Code Is Hard to Read
Revision as of 08:51, 19 July 2009
Each programmer has an idea in their head regarding "hard to read" and "easy to read". This depends on many factors:
- Implementation language. Some syntax is easier to read than others, XSLT anyone?
- Code layout and formatting. Pet hates like "where do I place the curly bracket" and indentation.
- Naming conventions. Try 'x' over 'userStatus' over '_userstatus'.
- Viewer. Even the IDE or tool used will contribute to readability.
The short note is that Code is hard to read! The amount of math and abstract thinking required to read through the most elegant of programs is taken for granted by many programmers. This is why there are reams of good advice and tools available to help us produce readable code. The points above should be very easy for any professional programmer to address, but the fifth point I left out is:
- Solution design. The most common problem - "I see what's happening here but it could be done better".

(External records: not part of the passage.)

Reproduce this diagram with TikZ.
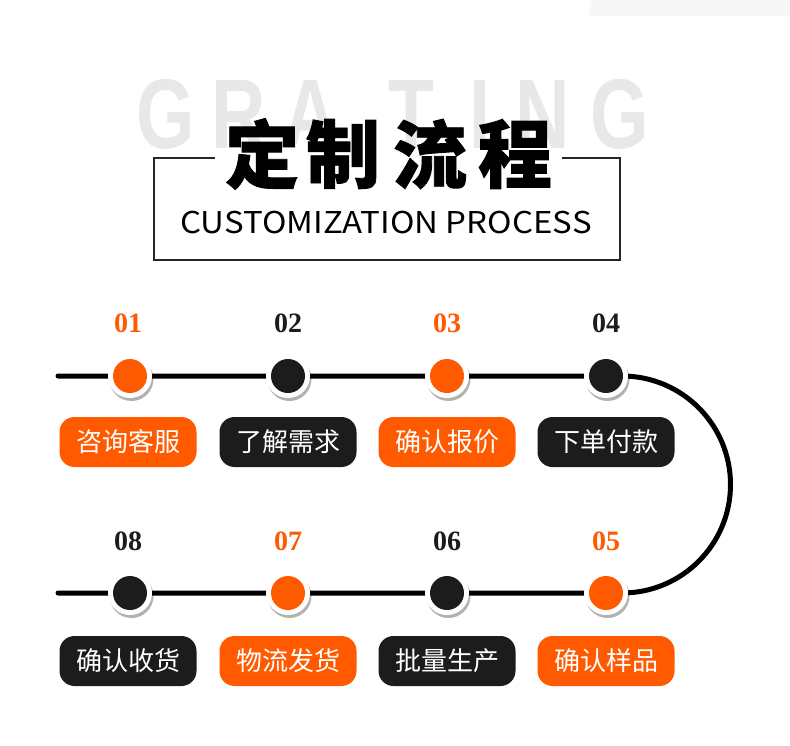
\documentclass[tikz,border=0pt]{standalone}
\usepackage{fontspec}
\setmainfont{Liberation Sans}
\newfontfamily\cjk{Noto Sans CJK SC}
\newfontfamily\cjkh[FakeBold=1.2]{Noto Sans CJK SC}
\newfontfamily\numfont{Liberation Serif}
\usetikzlibrary{shadows}
\definecolor{orng}{HTML}{FF5A00}
\definecolor{dark}{HTML}{1C1C1C}
\definecolor{ghost}{HTML}{E8E8E8}
\definecolor{ghostb}{HTML}{F7F7F7}
\begin{document}
\begin{tikzpicture}[x=1pt,y=-1pt,
  dot/.style={circle, fill=white, minimum size=44pt, inner sep=0pt,
    drop shadow={shadow xshift=1.5pt, shadow yshift=-3pt, opacity=0.3, fill=black}},
  core/.style={circle, fill=#1, minimum size=34pt, inner sep=0pt},
  tag/.style={rounded corners=15pt, fill=#1, minimum width=137pt, minimum height=50pt,
    text=white, font=\cjk\fontsize{26}{26}\selectfont, inner sep=0pt},
  num/.style={text=#1, font=\numfont\bfseries\fontsize{28}{28}\selectfont, inner sep=0pt},
  ghostletter/.style={text=ghost, font=\bfseries\fontsize{99}{99}\selectfont, anchor=base, inner sep=0pt, xscale=0.76},
  titlechar/.style={text=black, font=\cjkh\bfseries\fontsize{74}{74}\selectfont, inner sep=0pt},
  framepen/.style={draw=black!85, line width=1.5pt},
  track/.style={draw=black, line width=5pt, line cap=round}
]
\useasboundingbox (0,0) rectangle (790,745);
\fill[white] (0,0) rectangle (790,745);
% faint strip top right
\fill[ghostb] (592,0) -- (790,0) -- (790,16) -- (588,16) -- cycle;

% ghost word
\foreach \ch/\xx [count=\i] in {G/166,R/239,A/311,T/411,I/480,N/543,G/620}
  \node[ghostletter] (g\i) at (\xx,148) {\ch};

% frame
\draw[framepen] (215,158) -- (154,158) -- (154,260) -- (620,260) -- (620,158) -- (562,158);

% title
\node[titlechar] (c1) at (262,154) {定};
\node[titlechar] (c2) at (343,154) {制};
\node[titlechar] (c3) at (430,154) {流};
\node[titlechar] (c4) at (515,154) {程};
\node[font=\cjk\fontsize{30}{30}\selectfont, anchor=base, inner sep=0pt, xscale=1.1] (sub) at (386,233) {CUSTOMIZATION PROCESS};

% track
\coordinate (p1) at (130,376);
\coordinate (p2) at (288,376);
\coordinate (p3) at (447,376);
\coordinate (p4) at (606,376);
\coordinate (p5) at (606,593);
\coordinate (p6) at (447,593);
\coordinate (p7) at (288,593);
\coordinate (p8) at (130,593);
\coordinate (a) at (58,376);
\coordinate (b) at (58,593);
\coordinate (q4) at (622,376);
\path[track] (a) -- (p4) -- (q4) arc[start angle=-90, end angle=90, radius=108.5] -- (p5) -- (b);

% dots
\foreach \k/\c in {1/orng,2/dark,3/orng,4/dark,5/orng,6/dark,7/orng,8/dark}{
  \node[dot] (n\k) at (p\k) {};
  \node[core=\c] (m\k) at (n\k) {};
}

% numbers
\node[num=orng] (l1) at (128,323) {01};
\node[num=dark] (l2) at (288,323) {02};
\node[num=orng] (l3) at (447,323) {03};
\node[num=dark] (l4) at (606,323) {04};
\node[num=orng] (l5) at (606,541) {05};
\node[num=dark] (l6) at (447,541) {06};
\node[num=orng] (l7) at (288,541) {07};
\node[num=dark] (l8) at (128,541) {08};

% tags
\node[tag=orng] (t1) at (128,442) {咨询客服};
\node[tag=dark] (t2) at (288,442) {了解需求};
\node[tag=orng] (t3) at (447,442) {确认报价};
\node[tag=dark] (t4) at (606,442) {下单付款};
\node[tag=orng] (t5) at (606,661) {确认样品};
\node[tag=dark] (t6) at (447,661) {批量生产};
\node[tag=orng] (t7) at (288,661) {物流发货};
\node[tag=dark] (t8) at (128,661) {确认收货};
\end{tikzpicture}
\end{document}
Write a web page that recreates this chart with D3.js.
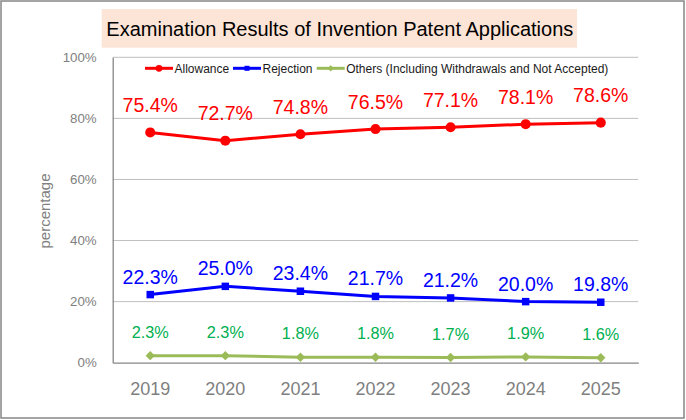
<!DOCTYPE html>
<html><head><meta charset="utf-8">
<script src="https://cdn.jsdelivr.net/npm/d3@7"></script>
<style>body{margin:0;background:#fff}svg{display:block;font-family:"Liberation Sans",Arial,sans-serif}</style>
</head><body><svg id="c" width="686" height="420"></svg>
<script>
const years = ["2019","2020","2021","2022","2023","2024","2025"];
const allowance = [75.4,72.7,74.8,76.5,77.1,78.1,78.6];
const rejection = [22.3,25.0,23.4,21.7,21.2,20.0,19.8];
const others = [2.3,2.3,1.8,1.8,1.7,1.9,1.6];
const yTicks = [0,20,40,60,80,100];
const seriesNames = ["Allowance","Rejection","Others (Including Withdrawals and Not Accepted)"];
const titleText = "Examination Results of Invention Patent Applications";
const yTitle = "percentage";

const svg = d3.select("#c");
svg.append("rect").attr("x",1).attr("y",1).attr("width",683).attr("height",417)
  .attr("fill","#fff").attr("stroke","#868686").attr("stroke-width",1.5);

const L=112.7,R=638.3,T=57.3,B=362.7;
const x = d3.scaleBand().domain(years).range([L,R]);
const y = d3.scaleLinear().domain([0,100]).range([B,T]);
const cx = d => x(d)+x.bandwidth()/2;

// gridlines
svg.append("g").selectAll("line").data(yTicks.filter(t=>t>0)).join("line")
  .attr("x1",L).attr("x2",R).attr("y1",d=>y(d)).attr("y2",d=>y(d))
  .attr("stroke","#bfbfbf").attr("stroke-width",1);

// y axis
const ya = svg.append("g").attr("transform",`translate(${L},0)`)
  .call(d3.axisLeft(y).tickValues(yTicks).tickFormat(d=>d+"%").tickSize(0).tickPadding(16));
ya.select(".domain").attr("stroke","#868686").attr("stroke-width",1.3);
ya.selectAll("text").attr("fill","#808080").attr("font-size",13.3)
  .attr("font-family","'Liberation Sans',Arial,sans-serif");

// x axis
const xa = svg.append("g").attr("transform",`translate(0,${B})`)
  .call(d3.axisBottom(x).tickSize(0).tickPadding(20));
xa.select(".domain").attr("stroke","#868686").attr("stroke-width",1.3);
xa.selectAll("text").attr("fill","#7f7f7f").attr("font-size",18)
  .attr("font-family","'Liberation Sans',Arial,sans-serif");

// y title
svg.append("text").attr("transform","translate(50,211) rotate(-90)")
  .attr("text-anchor","middle").attr("fill","#808080").attr("font-size",15)
  .text(yTitle);

// title
svg.append("rect").attr("x",101.7).attr("y",9).attr("width",475.3).attr("height",38.7).attr("fill","#fce4d6");
svg.append("text").attr("x",339.8).attr("y",35.5).attr("text-anchor","middle")
  .attr("font-size",20).attr("fill","#000").text(titleText);

const diamond = {draw(ctx,size){const r=Math.sqrt(size/2);ctx.moveTo(0,-r);ctx.lineTo(r,0);ctx.lineTo(0,r);ctx.lineTo(-r,0);ctx.closePath();}};
const sym = {circle:d3.symbolCircle, square:d3.symbolSquare, diamond:diamond};

const series = [
  {name:seriesNames[0], values:allowance, color:"#ff0000", marker:"circle", label:"#ff0000", fs:19.5, off:20.5, msize:80},
  {name:seriesNames[1], values:rejection, color:"#0000ff", marker:"square", label:"#0000ff", fs:19.5, off:11, msize:56},
  {name:seriesNames[2], values:others, color:"#9bbb59", marker:"diamond", label:"#00b050", fs:16.3, off:18, msize:44}
];
const line = d3.line().x((d,i)=>cx(years[i])).y(d=>y(d));

series.forEach(s=>{
  const g = svg.append("g");
  g.append("path").attr("d",line(s.values)).attr("fill","none").attr("stroke",s.color).attr("stroke-width",3);
  g.selectAll("path.m").data(s.values).join("path").attr("class","m")
    .attr("transform",(d,i)=>`translate(${cx(years[i])},${y(d)})`)
    .attr("d",d3.symbol(sym[s.marker],s.msize)).attr("fill",s.color);
  g.selectAll("text").data(s.values).join("text")
    .attr("x",(d,i)=>cx(years[i])).attr("y",d=>y(d)-s.off)
    .attr("text-anchor","middle").attr("font-size",s.fs).attr("fill",s.label)
    .text(d=>d.toFixed(1)+"%");
});

// legend
const legX = [145,233,316.7];
const ly = 68.3;
series.forEach((s,i)=>{
  const g = svg.append("g").attr("transform",`translate(${legX[i]},${ly})`);
  g.append("line").attr("x1",0).attr("x2",28).attr("stroke",s.color).attr("stroke-width",3);
  g.append("path").attr("transform","translate(14,0)").attr("d",d3.symbol(sym[s.marker],s.msize*0.45)).attr("fill",s.color);
  g.append("text").attr("x",29.5).attr("y",4.3).attr("font-size",12).attr("fill","#1a1a1a").text(s.name);
});
</script></body></html>
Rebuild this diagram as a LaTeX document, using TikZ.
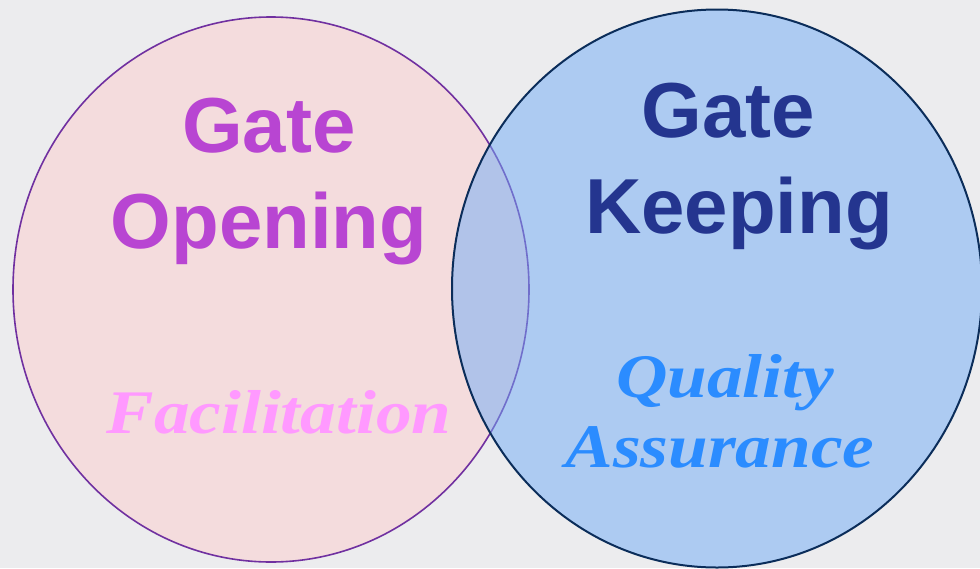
\documentclass[tikz,border=0pt]{standalone}
\usepackage{fontspec}
\setmainfont{Liberation Serif}
\newfontfamily\headfont{Liberation Sans}
\usepackage{graphicx}
\usepackage{pdfrender}
\usetikzlibrary{shapes.geometric}
\definecolor{bgcol}{HTML}{ECECEE}
\definecolor{pinkfill}{HTML}{F4DCDD}
\definecolor{purpleline}{HTML}{7030A0}
\definecolor{bluefill}{HTML}{70ACF6}
\definecolor{navyline}{HTML}{0B2D5A}
\definecolor{openingcol}{HTML}{B845D2}
\definecolor{keepingcol}{HTML}{24358F}
\definecolor{keepingstroke}{HTML}{0A1F70}
\definecolor{facilcol}{HTML}{FF99FF}
\definecolor{qualcol}{HTML}{2B8CFF}
\tikzset{
  setcircle/.style={ellipse, inner sep=0pt},
  headtext/.style={anchor=base, inner sep=0pt, font=\headfont\bfseries\fontsize{78}{90}\selectfont},
  subtext/.style={anchor=base, inner sep=0pt, font=\bfseries\itshape\fontsize{62}{70}\selectfont},
}
\newcommand{\widen}[2]{\scalebox{1.15}[1]{\textpdfrender{TextRenderingMode=FillStroke,LineWidth=1.3,StrokeColor=#1}{#2}}}
\newcommand{\outlined}[1]{\textpdfrender{TextRenderingMode=FillStroke,LineWidth=1.2,StrokeColor=keepingstroke}{#1}}
\begin{document}
\begin{tikzpicture}[x=1pt,y=-1pt]
\fill[bgcol] (0,0) rectangle (980,568);
\useasboundingbox (0,0) rectangle (980,568);
% left set
\node[setcircle, fill=pinkfill, draw=purpleline, line width=1.6pt,
      minimum width=516pt, minimum height=545pt] (left) at (271,289.5) {};
% right set
\node[setcircle, fill=bluefill, fill opacity=0.5, draw=navyline, draw opacity=1, line width=2pt,
      minimum width=530pt, minimum height=558pt] (right) at (717,288.5) {};
% headings
\node[headtext, text=openingcol] (gate1) at (269,152) {Gate};
\node[headtext, text=openingcol] (opening) at (269,248) {Opening};
\node[headtext, text=keepingcol] (gate2) at (728.5,137) {\outlined{Gate}};
\node[headtext, text=keepingcol] (keeping) at (739,233) {\outlined{Keeping}};
% sub labels
\node[subtext, text=facilcol] (facil) at (279,433) {\widen{facilcol}{Facilitation}};
\node[subtext, text=qualcol] (quality) at (725,397) {\widen{qualcol}{Quality}};
\node[subtext, text=qualcol] (assurance) at (720,467) {\widen{qualcol}{Assurance}};
\end{tikzpicture}
\end{document}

This addresses the "art" factor in programming. The mind thinks a certain way and some solutions will just sit better than others. Not because of any technical or optimisation reason, it will just "read better". As a programmer you should strive to produce a solution that addresses all of these 5 points.
A good piece of advice is to have someone else glance at your solution or come back to it a day later and see if you "get it" first time. This is common advice but very powerful. If you find yourself thinking "what does that method/variable do again" - refactor! Another good litmus test is to have a developer working in a different language read your code. It's a great test of quality to read some code implemented in a different language to what you are currently working on and see if you "get it" straight away. Most scripting languages excel at this. If you are working on Java you can glance at well-written Ruby/bash/DSL and pick it up immediately.
As a rule of thumb, programmers must consider these five factors when coding. Implementation language and Solution design are the most challenging. You have to find the correct language for the job - no one language is the golden hammer. Sometimes creating your own Domain Specific Language (DSL) can vastly improve a solution. There are many factors for Solution design, but many good concepts and principles have been around for many years in Computer Science, regardless of language. Uncle Bob's Clean Code is a great place to start.
All code is hard to read, you must be professional and take the time to ensure your solution has flow and reads as well as you can make it. So do the research (metrics!) to back up your assumptions, unit test by method and question dependencies - a simple, readable implementation is head and shoulders above a clever-but-confusing, "look at me" implementation.